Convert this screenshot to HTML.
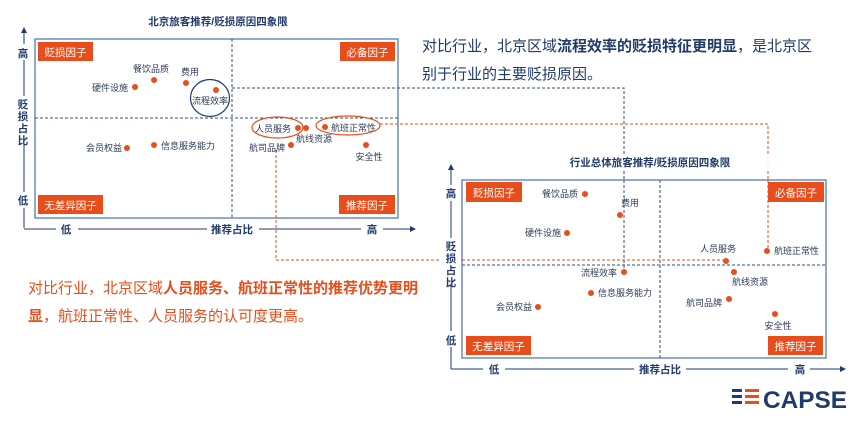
<!DOCTYPE html>
<html><head><meta charset="utf-8"><style>
html,body{margin:0;padding:0;background:#fff;width:861px;height:425px;overflow:hidden}
svg{display:block}
text{font-family:"Liberation Sans","Noto Sans CJK SC",sans-serif}
.t{font-size:9px;fill:#2b3a55}
.tag{font-size:10.5px;fill:#fff}
.ax{font-size:10.5px;fill:#1f3a6b;font-weight:bold}
</style></head><body>
<svg width="861" height="425" viewBox="0 0 861 425" xmlns="http://www.w3.org/2000/svg">
<defs><marker id="ar" markerWidth="6" markerHeight="6" refX="5" refY="3" orient="auto"><path d="M0,0 L6,3 L0,6 z" fill="#1f3a6b"/></marker></defs>

<!-- Chart 1 -->
<text x="218" y="25" text-anchor="middle" class="ax" font-size="10">北京旅客推荐/贬损原因四象限</text>
<rect x="35" y="39" width="363" height="179" fill="none" stroke="#4b6ea8" stroke-width="1.2"/>
<line x1="232" y1="39" x2="232" y2="218" stroke="#2d4f8e" stroke-dasharray="3,2"/>
<line x1="35" y1="118" x2="398" y2="118" stroke="#2d4f8e" stroke-dasharray="3,2"/>
<line x1="24" y1="228" x2="24" y2="28" stroke="#1f3a6b" marker-end="url(#ar)"/>
<line x1="24" y1="229" x2="415" y2="229" stroke="#1f3a6b" marker-end="url(#ar)"/>
<rect x="14" y="44" width="20" height="16" fill="#fff"/><text x="23" y="57" text-anchor="middle" class="ax">高</text>
<rect x="14" y="192" width="20" height="16" fill="#fff"/><text x="23" y="204" text-anchor="middle" class="ax">低</text>
<rect x="14" y="96" width="20" height="46" fill="#fff"/>
<text class="ax" text-anchor="middle"><tspan x="23" y="108">贬</tspan><tspan x="23" y="120">损</tspan><tspan x="23" y="132">占</tspan><tspan x="23" y="144">比</tspan></text>
<rect x="56" y="222" width="22" height="14" fill="#fff"/><text x="66" y="233" text-anchor="middle" class="ax">低</text>
<rect x="207" y="222" width="52" height="14" fill="#fff"/><text x="232" y="233" text-anchor="middle" class="ax">推荐占比</text>
<rect x="361" y="222" width="22" height="14" fill="#fff"/><text x="372" y="233" text-anchor="middle" class="ax">高</text>
<rect x="38" y="42" width="55" height="19" fill="#e84e1b"/><text x="65.5" y="56" text-anchor="middle" class="tag">贬损因子</text>
<rect x="340" y="42" width="55" height="19" fill="#e84e1b"/><text x="367.5" y="56" text-anchor="middle" class="tag">必备因子</text>
<rect x="38" y="195" width="65" height="19" fill="#e84e1b"/><text x="70.5" y="209" text-anchor="middle" class="tag">无差异因子</text>
<rect x="339" y="195" width="56" height="19" fill="#e84e1b"/><text x="367" y="209" text-anchor="middle" class="tag">推荐因子</text>
<g fill="#e84e1b">
<circle cx="135" cy="87" r="3"/><circle cx="154" cy="80" r="3"/><circle cx="186" cy="83" r="3"/><circle cx="216" cy="90" r="3"/>
<circle cx="127" cy="148" r="3"/><circle cx="154" cy="145" r="3"/><circle cx="298" cy="128" r="3"/><circle cx="306" cy="128" r="3"/>
<circle cx="325" cy="127" r="3"/><circle cx="291" cy="145" r="3"/><circle cx="366" cy="145" r="3"/>
</g>
<text class="t" x="128" y="91" text-anchor="end">硬件设施</text>
<text class="t" x="151" y="72" text-anchor="middle">餐饮品质</text>
<text class="t" x="190" y="75" text-anchor="middle">费用</text>
<text class="t" x="210" y="104" text-anchor="middle">流程效率</text>
<ellipse cx="210" cy="98" rx="19.5" ry="18.5" fill="none" stroke="#1f3a6b" stroke-width="1.2"/>
<text class="t" x="122" y="151" text-anchor="end">会员权益</text>
<text class="t" x="161" y="149">信息服务能力</text>
<text class="t" x="273" y="132" text-anchor="middle">人员服务</text>
<ellipse cx="277.5" cy="127.5" rx="25.5" ry="10.5" fill="none" stroke="#e84e1b" stroke-width="1.2"/>
<text class="t" x="314" y="142" text-anchor="middle">航线资源</text>
<text class="t" x="331" y="131">航班正常性</text>
<ellipse cx="348" cy="125.5" rx="32" ry="9.5" fill="none" stroke="#e84e1b" stroke-width="1.2"/>
<text class="t" x="285" y="151" text-anchor="end">航司品牌</text>
<text class="t" x="369" y="160" text-anchor="middle">安全性</text>

<!-- connectors -->
<polyline points="232,88 624,88 624,272" fill="none" stroke="#2d4f8e" stroke-dasharray="3,2"/>
<polyline points="380,124 768,124 768,251" fill="none" stroke="#e84e1b" stroke-dasharray="3,2"/>
<polyline points="276,150 276,260 726,260" fill="none" stroke="#e84e1b" stroke-dasharray="3,2"/>

<!-- text top right -->
<text x="422" y="51" font-size="15" fill="#1f3a6b">对比行业，北京区域<tspan font-weight="bold">流程效率的贬损特征更明显</tspan>，是北京区</text>
<text x="422" y="79" font-size="15" fill="#1f3a6b">别于行业的主要贬损原因。</text>

<!-- text bottom left -->
<text x="28" y="293" font-size="15" fill="#e84e1b">对比行业，北京区域<tspan font-weight="bold">人员服务、航班正常性的推荐优势更明</tspan></text>
<text x="28" y="321" font-size="15" fill="#e84e1b"><tspan font-weight="bold">显</tspan>，航班正常性、人员服务的认可度更高。</text>

<!-- Chart 2 -->
<rect x="470" y="156" width="360" height="14" fill="#fff" opacity="0.9"/>
<text x="650" y="166" text-anchor="middle" class="ax" font-size="10">行业总体旅客推荐/贬损原因四象限</text>
<rect x="462" y="180" width="364" height="178" fill="#fff" stroke="#4b6ea8" stroke-width="1.2"/>
<line x1="660" y1="180" x2="660" y2="358" stroke="#2d4f8e" stroke-dasharray="3,2"/>
<line x1="462" y1="265" x2="826" y2="265" stroke="#2d4f8e" stroke-dasharray="3,2"/>
<line x1="624" y1="180" x2="624" y2="272" stroke="#2d4f8e" stroke-dasharray="3,2"/>
<line x1="768" y1="180" x2="768" y2="251" stroke="#e84e1b" stroke-dasharray="3,2"/>
<line x1="462" y1="260" x2="726" y2="260" stroke="#e84e1b" stroke-dasharray="3,2"/>
<line x1="451" y1="369" x2="451" y2="165" stroke="#1f3a6b" marker-end="url(#ar)"/>
<line x1="451" y1="369" x2="845" y2="369" stroke="#1f3a6b" marker-end="url(#ar)"/>
<rect x="441" y="185" width="20" height="16" fill="#fff"/><text x="451" y="197" text-anchor="middle" class="ax">高</text>
<rect x="441" y="331" width="20" height="16" fill="#fff"/><text x="451" y="344" text-anchor="middle" class="ax">低</text>
<rect x="441" y="238" width="20" height="46" fill="#fff"/>
<text class="ax" text-anchor="middle"><tspan x="451" y="250">贬</tspan><tspan x="451" y="262">损</tspan><tspan x="451" y="274">占</tspan><tspan x="451" y="286">比</tspan></text>
<rect x="483" y="363" width="22" height="14" fill="#fff"/><text x="494" y="373" text-anchor="middle" class="ax">低</text>
<rect x="634" y="363" width="52" height="14" fill="#fff"/><text x="660" y="373" text-anchor="middle" class="ax">推荐占比</text>
<rect x="788" y="363" width="22" height="14" fill="#fff"/><text x="800" y="373" text-anchor="middle" class="ax">高</text>
<rect x="466" y="182" width="56" height="20" fill="#e84e1b"/><text x="494" y="196.5" text-anchor="middle" class="tag">贬损因子</text>
<rect x="768" y="182" width="56" height="20" fill="#e84e1b"/><text x="796" y="196.5" text-anchor="middle" class="tag">必备因子</text>
<rect x="466" y="336" width="65" height="19" fill="#e84e1b"/><text x="498.5" y="350" text-anchor="middle" class="tag">无差异因子</text>
<rect x="768" y="336" width="55" height="19" fill="#e84e1b"/><text x="795.5" y="350" text-anchor="middle" class="tag">推荐因子</text>
<g fill="#e84e1b">
<circle cx="585" cy="194" r="3"/><circle cx="620" cy="215" r="3"/><circle cx="567" cy="233" r="3"/><circle cx="726" cy="261" r="3"/>
<circle cx="767" cy="251" r="3"/><circle cx="624" cy="272" r="3"/><circle cx="734" cy="272" r="3"/><circle cx="591" cy="293" r="3"/>
<circle cx="729" cy="299" r="3"/><circle cx="538" cy="307" r="3"/><circle cx="775" cy="314" r="3"/>
</g>
<text class="t" x="578" y="197" text-anchor="end">餐饮品质</text>
<text class="t" x="630" y="206" text-anchor="middle">费用</text>
<text class="t" x="561" y="236" text-anchor="end">硬件设施</text>
<text class="t" x="718" y="252" text-anchor="middle">人员服务</text>
<text class="t" x="774" y="254">航班正常性</text>
<text class="t" x="617" y="276" text-anchor="end">流程效率</text>
<text class="t" x="750" y="285" text-anchor="middle">航线资源</text>
<text class="t" x="598" y="296">信息服务能力</text>
<text class="t" x="722" y="306" text-anchor="end">航司品牌</text>
<text class="t" x="532" y="310" text-anchor="end">会员权益</text>
<text class="t" x="778" y="329" text-anchor="middle">安全性</text>

<!-- logo -->
<g>
<rect x="732" y="389" width="10" height="3" fill="#1f3a6b"/><rect x="745" y="389" width="14" height="3" fill="#e84e1b"/>
<rect x="732" y="395" width="10" height="3" fill="#1f3a6b"/><rect x="745" y="395" width="14" height="3" fill="#e84e1b"/>
<rect x="732" y="401" width="10" height="3" fill="#1f3a6b"/><rect x="745" y="401" width="14" height="3" fill="#e84e1b"/>
<text x="763" y="408" font-size="24" font-weight="bold" fill="#1f3a6b" textLength="84" lengthAdjust="spacingAndGlyphs">CAPSE</text>
</g>
</svg>
</body></html>
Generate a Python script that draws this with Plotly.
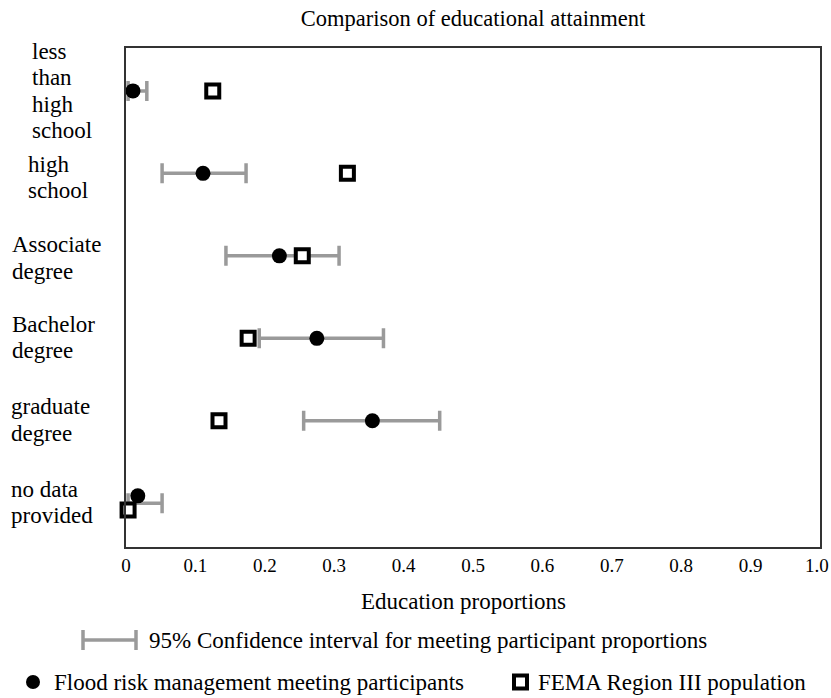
import plotly.graph_objects as go

categories = ["less than high school", "high school", "Associate degree",
              "Bachelor degree", "graduate degree", "no data provided"]
category_lines = [["less", "than", "high", "school"], ["high", "school"], ["Associate", "degree"],
                  ["Bachelor", "degree"], ["graduate", "degree"], ["no data", "provided"]]
participants = [0.010, 0.111, 0.221, 0.275, 0.355, 0.017]
ci_low = [0.003, 0.052, 0.144, 0.192, 0.256, 0.003]
ci_high = [0.030, 0.173, 0.307, 0.371, 0.452, 0.052]
fema = [0.125, 0.319, 0.254, 0.176, 0.134, 0.003]
x_ticks = [0, 0.1, 0.2, 0.3, 0.4, 0.5, 0.6, 0.7, 0.8, 0.9]
x_tick_text = ["0", "0.1", "0.2", "0.3", "0.4", "0.5", "0.6", "0.7", "0.8", "0.9"]
x_end_value = 1.0
x_end_label = "1.0"

FONT = "Liberation Serif"
GRAY = "#9a9a9a"
W, H = 831, 698
L, R, T, B = 126, 11, 48, 151
PW, PH = W - L - R, H - T - B

ypos = list(range(len(categories)))
# small vertical separation used in the last row of the original
offset_circle = [0, 0, 0, 0, 0, -0.09]
offset_square = [0, 0, 0, 0, 0, 0.08]
y_c = [y + o for y, o in zip(ypos, offset_circle)]
y_s = [y + o for y, o in zip(ypos, offset_square)]

fig = go.Figure()
fig.add_trace(go.Scatter(
    x=participants, y=ypos, mode="markers",
    marker=dict(size=1, color="rgba(0,0,0,0)"),
    error_x=dict(type="data", symmetric=False,
                 array=[h - p for h, p in zip(ci_high, participants)],
                 arrayminus=[p - l for p, l in zip(participants, ci_low)],
                 color=GRAY, thickness=3.5, width=10),
    showlegend=False, hoverinfo="skip", cliponaxis=False))
fig.add_trace(go.Scatter(
    x=participants, y=y_c, mode="markers",
    marker=dict(symbol="circle", size=15, color="black"),
    name="Flood risk management meeting participants", showlegend=False, cliponaxis=False))
fig.add_trace(go.Scatter(
    x=fema, y=y_s, mode="markers",
    marker=dict(symbol="square", size=13, color="white", line=dict(color="black", width=4)),
    name="FEMA Region III population", showlegend=False, cliponaxis=False))

def px(x):
    return (x - L) / PW

def py(y):
    return (H - B - y) / PH

TXT = 23
annotations = []
label_x = [30, 26, 10, 10, 9, 9]
label_shift = [0, -4, -2, 1, 1, 1]
LINE = 26.5
for i, (lines, lx) in enumerate(zip(category_lines, label_x)):
    n = len(lines)
    for j, t in enumerate(lines):
        annotations.append(dict(x=px(lx), y=ypos[i], xref="paper", yref="y", text=t,
                                yshift=label_shift[i] + ((n - 1) / 2 - j) * LINE,
                                showarrow=False, xanchor="left", yanchor="middle",
                                font=dict(family=FONT, size=TXT, color="black")))
# last tick label, kept inside the page
annotations.append(dict(x=x_end_value, y=py(565), xref="x", yref="paper", text=x_end_label,
                        xanchor="right", xshift=11, showarrow=False, yanchor="middle",
                        font=dict(family=FONT, size=19, color="black")))
# x-axis title
annotations.append(dict(x=px(463), y=py(601), xref="paper", yref="paper", text="Education proportions",
                        showarrow=False, xanchor="center", yanchor="middle",
                        font=dict(family=FONT, size=TXT, color="black")))

shapes = []
ly1, ly2 = 640, 682
shapes.append(dict(type="line", xref="paper", yref="paper", x0=px(83), x1=px(136), y0=py(ly1), y1=py(ly1),
                   line=dict(color=GRAY, width=3.5)))
for cx in (83, 136):
    shapes.append(dict(type="line", xref="paper", yref="paper", x0=px(cx), x1=px(cx), y0=py(ly1 - 10), y1=py(ly1 + 10),
                       line=dict(color=GRAY, width=3.5)))
annotations.append(dict(x=px(147), y=py(ly1), xref="paper", yref="paper", showarrow=False,
                        text="95% Confidence interval for meeting participant proportions",
                        xanchor="left", yanchor="middle", font=dict(family=FONT, size=TXT, color="black")))
shapes.append(dict(type="circle", xref="paper", yref="paper", x0=px(26), x1=px(40), y0=py(ly2 - 7), y1=py(ly2 + 7),
                   fillcolor="black", line=dict(color="black", width=0)))
annotations.append(dict(x=px(52), y=py(ly2), xref="paper", yref="paper", showarrow=False,
                        text="Flood risk management meeting participants",
                        xanchor="left", yanchor="middle", font=dict(family=FONT, size=TXT, color="black")))
shapes.append(dict(type="rect", xref="paper", yref="paper", x0=px(514), x1=px(527), y0=py(ly2 - 6.5), y1=py(ly2 + 6.5),
                   fillcolor="white", line=dict(color="black", width=4)))
annotations.append(dict(x=px(536), y=py(ly2), xref="paper", yref="paper", showarrow=False,
                        text="FEMA Region III population",
                        xanchor="left", yanchor="middle", font=dict(family=FONT, size=TXT, color="black")))

fig.update_layout(
    width=W, height=H,
    margin=dict(l=L, r=R, t=T, b=B, autoexpand=False),
    paper_bgcolor="white", plot_bgcolor="white",
    title=dict(text="Comparison of educational attainment", x=(L + PW / 2) / W, xanchor="center",
               y=1 - 18 / H, yanchor="middle", font=dict(family=FONT, size=22.5, color="black")),
    xaxis=dict(range=[0, 1.0], tickvals=x_ticks, ticktext=x_tick_text, showgrid=False, zeroline=False,
               showline=True, mirror=True, linecolor="#333333", linewidth=1.5, ticks="", automargin=False,
               tickfont=dict(family=FONT, size=19, color="black")),
    yaxis=dict(range=[5.53, -0.52], showticklabels=False, showgrid=False, zeroline=False, automargin=False,
               showline=True, mirror=True, linecolor="#333333", linewidth=1.5, ticks=""),
    annotations=annotations, shapes=shapes, showlegend=False,
)

fig.write_html("out.html")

______

= Brief =
In the listing above, find the line containing "Generate a Python" and the line containing "import plotly.graph_objects as go", then return both of them and every line between, exactly, without pictures.

= Full answer =
Generate a Python script that draws this with Plotly.
import plotly.graph_objects as go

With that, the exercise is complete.